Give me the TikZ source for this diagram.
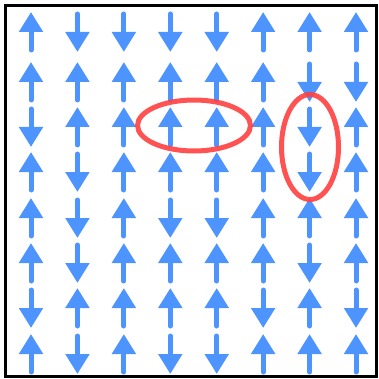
\documentclass[tikz,border=0pt]{standalone}
\usetikzlibrary{arrows.meta}

\definecolor{spinblue}{RGB}{77,148,255}
\definecolor{loopred}{RGB}{255,64,64}

\tikzset{
  spin/.style={spinblue, line width=5pt, line cap=round,
    -{Triangle[length=20pt,width=23pt]}},
  loop/.style={loopred, line width=5pt, draw opacity=0.9}
}

% one row of spins: y of the row, then +1 (up) or -1 (down) for each column
\newcommand{\spinrow}[2]{%
  \foreach \d [count=\c] in {#2} {
    \draw[spin] ({46.43*\c-15.43},{#1+18*\d}) -- ({46.43*\c-15.43},{#1-20*\d});
  }}

\begin{document}
\begin{tikzpicture}[x=1pt,y=-1pt]
\useasboundingbox (0,0) rectangle (378,379);

\draw[line width=3.5pt] (5.5,5.5) rectangle (376.5,376.5);

\spinrow{32}{1,-1,-1,-1,-1,1,1,1}
\spinrow{82}{1,1,1,1,1,1,-1,-1}
\spinrow{127}{-1,1,1,1,1,1,-1,1}
\spinrow{172}{1,-1,1,1,1,1,-1,1}
\spinrow{218}{1,-1,1,-1,-1,1,1,1}
\spinrow{263}{1,-1,1,1,1,1,-1,1}
\spinrow{308}{-1,1,1,1,1,-1,1,-1}
\spinrow{354}{1,-1,1,-1,-1,1,1,1}

\coordinate (E1) at (194,125.5);
\coordinate (E2) at (310,147);

\draw[loop] (E1) ellipse [x radius=56.5, y radius=25.5];
\draw[loop] (E2) ellipse [x radius=28.5, y radius=52.5];
\end{tikzpicture}
\end{document}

▶ Given problem
Write the listing above out again exactly, dropping each image.

▶ Result of the exercise
Give me the TikZ source for this diagram.
\documentclass[tikz,border=0pt]{standalone}
\usetikzlibrary{arrows.meta}

\definecolor{spinblue}{RGB}{77,148,255}
\definecolor{loopred}{RGB}{255,64,64}

\tikzset{
  spin/.style={spinblue, line width=5pt, line cap=round,
    -{Triangle[length=20pt,width=23pt]}},
  loop/.style={loopred, line width=5pt, draw opacity=0.9}
}

% one row of spins: y of the row, then +1 (up) or -1 (down) for each column
\newcommand{\spinrow}[2]{%
  \foreach \d [count=\c] in {#2} {
    \draw[spin] ({46.43*\c-15.43},{#1+18*\d}) -- ({46.43*\c-15.43},{#1-20*\d});
  }}

\begin{document}
\begin{tikzpicture}[x=1pt,y=-1pt]
\useasboundingbox (0,0) rectangle (378,379);

\draw[line width=3.5pt] (5.5,5.5) rectangle (376.5,376.5);

\spinrow{32}{1,-1,-1,-1,-1,1,1,1}
\spinrow{82}{1,1,1,1,1,1,-1,-1}
\spinrow{127}{-1,1,1,1,1,1,-1,1}
\spinrow{172}{1,-1,1,1,1,1,-1,1}
\spinrow{218}{1,-1,1,-1,-1,1,1,1}
\spinrow{263}{1,-1,1,1,1,1,-1,1}
\spinrow{308}{-1,1,1,1,1,-1,1,-1}
\spinrow{354}{1,-1,1,-1,-1,1,1,1}

\coordinate (E1) at (194,125.5);
\coordinate (E2) at (310,147);

\draw[loop] (E1) ellipse [x radius=56.5, y radius=25.5];
\draw[loop] (E2) ellipse [x radius=28.5, y radius=52.5];
\end{tikzpicture}
\end{document}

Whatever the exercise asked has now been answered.